On the reconstruction of unknown driving forces from low-mode observations in the 2D Navier-Stokes Equations

TL;DR

This paper introduces a convergence-guaranteed algorithm for reconstructing unknown external forces in 2D Navier-Stokes flows from large-scale observations, leveraging nonlinear properties to infer unobserved small scales.

Contribution

It presents a novel relaxation-based iterative method with proven convergence for estimating unknown forces from partial flow data in 2D Navier-Stokes equations.

Findings

Algorithm converges geometrically under certain conditions.

Requires sufficiently many observed scales for accurate force reconstruction.

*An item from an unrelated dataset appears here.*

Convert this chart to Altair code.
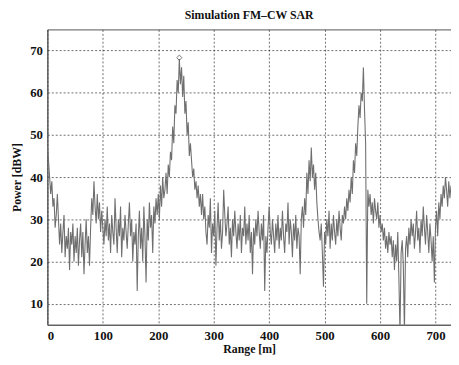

Addresses practical considerations like transient periods and assumption sharpness.

Abstract

This article is concerned with the problem of determining an unknown source of non-potential, external time-dependent perturbations of an incompressible fluid from large-scale observations on the flow field. A relaxation-based approach is proposed for accomplishing this, which leverages a nonlinear property of the equations of motions to asymptotically enslave small scales to large scales. In particular, an algorithm is introduced that systematically produces approximations of the flow field on the unobserved scales in order to generate an approximation to the unknown force; the process is then repeated to generate an improved approximation of the unobserved scales, and so on. A mathematical proof of convergence of this algorithm is established in the context of the two-dimensional Navier-Stokes equations with periodic boundary conditions under the assumption that the force belongs to the observational subspace of phase space; at each stage in the algorithm, it is shown that the model error, represented as the difference between the approximating and true force, asymptotically decrements to zero in a geometric fashion provided that sufficiently many scales are observed and certain parameters of the algorithm are appropriately tuned; the issue of the sharpness of the assumptions, among other practical considerations such as the transient periods between updates, are also discussed.